By Alois Vinga
LISTED investment entity, FBC Holdings Limited has hailed the positive economic milestones achieved in Zimbabwe so far, amid hopes the obtaining inflationary pressures will soon be weathered through measures employed by monetary authorities.
The remarks come at a time when the monthly inflation rate in August 2022 dropped to 6, 6% from the July 2022 rate of 16, 1%.
Exchange rate volatility which had deteriorated to ZW$850 against US$1 on the parallel market has slightly eased to levels around ZW$720 against US$1 on the back of a raft of measures which have limited the flow of the Zim$ into the parallel market.

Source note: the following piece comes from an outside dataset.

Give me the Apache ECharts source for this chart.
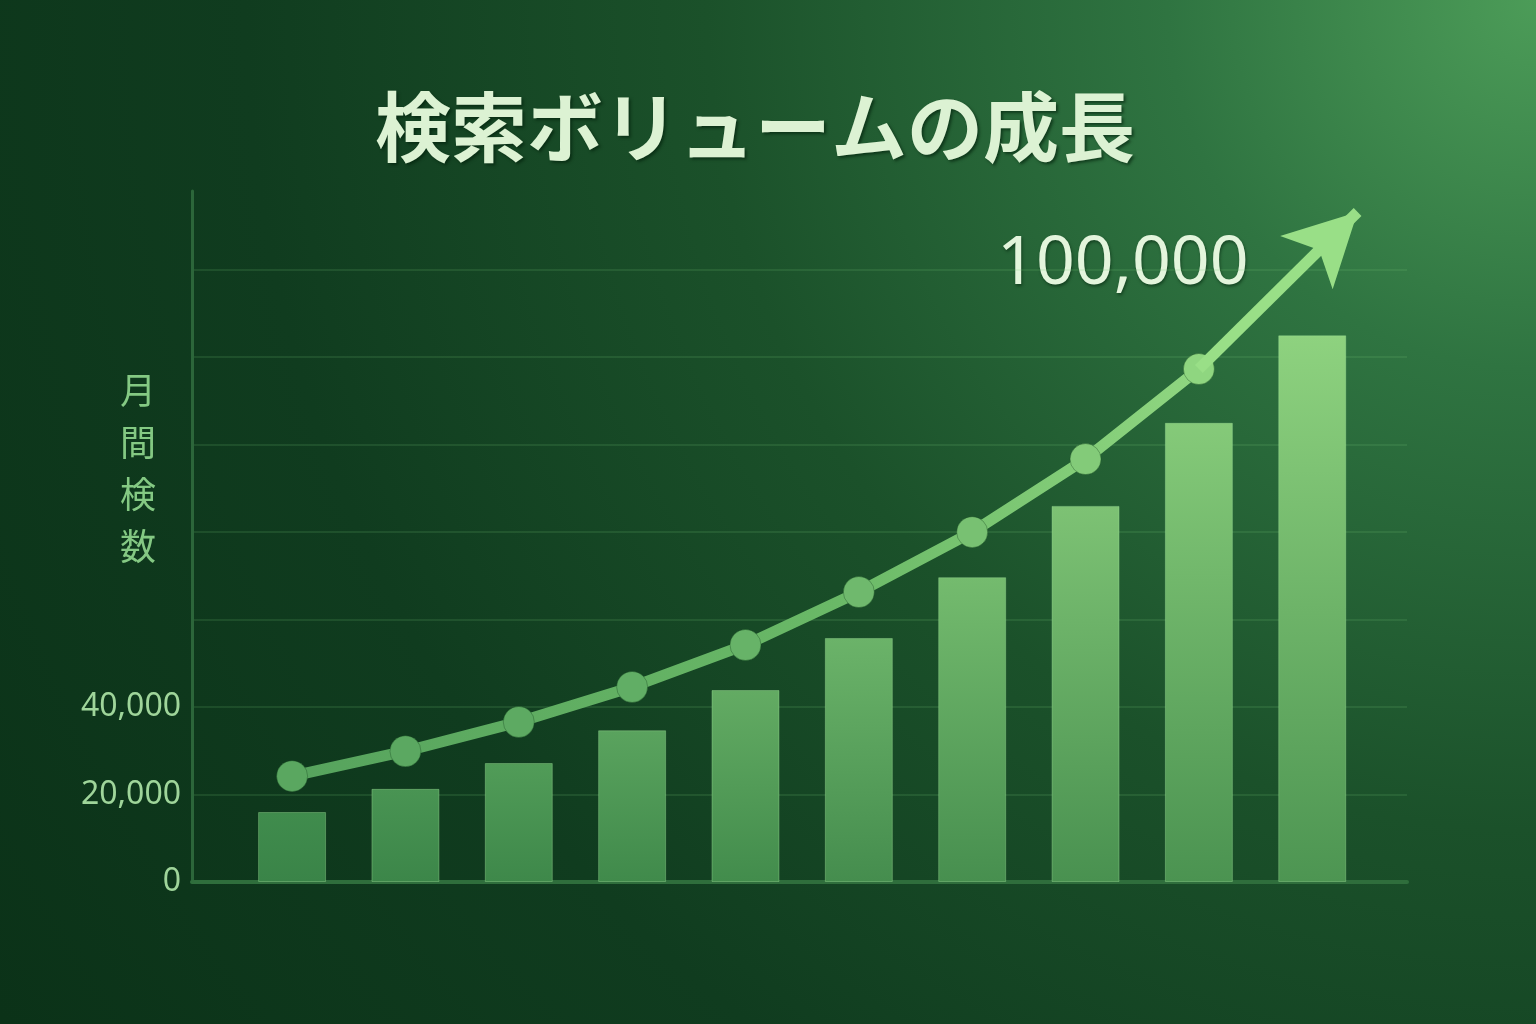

Presenting the group’s performance for the period ended June 30 2022, FBC group chairman, Herbert Nkala hailed the progress made so far.
“Notwithstanding the exchange rate and inflation-induced weaknesses, positive economic milestones have been noted in the domestic economy, such as increased foreign currency receipts, restraint on reserve money growth and a sustained current account surplus and high infrastructure investments.
“Resultantly, economic growth prospects have remained positive at a projected 4.6%, albeit a decrease from the initial projection of 5.5%. The economic growth is anchored on increased activity in the mining sector (9.5%), construction sector (10.5%), accommodation and food services sector (50%),” he said.
He said despite the hyper-inflationary environment, exchange rate devaluation and the impact of geo-political developments in Eastern Europe the group remains optimistic of better economic outcomes.
“The group is however optimistic that recent policy pronouncements by the government, together with the requisite industry support, will manage to stabilise the inflation and exchange rate environment and sustain positive economic growth,” said Nkala.
Meanwhile, during the reporting period, the bank achieved an after tax profit of ZW$ 8,1 billion which is a testimony to the Group’s adaptation, resilience and tenacity in a volatile operating environment on the back of a 212% improvement in total income.
Net interest and related income improved by 89% to ZW$7,3 billion, leveraging on the group’s higher foreign currency lending portfolio proportion.
Loans and advances totalling ZW$68,8 billion improved by 34%, compared to the audited position as at 31 December 2021.
Net fee and commission income registered a growth of 44% to ZW$4,7 billion, largely emanating from the group’s digital thrust which has positively impacted our payments and processing systems.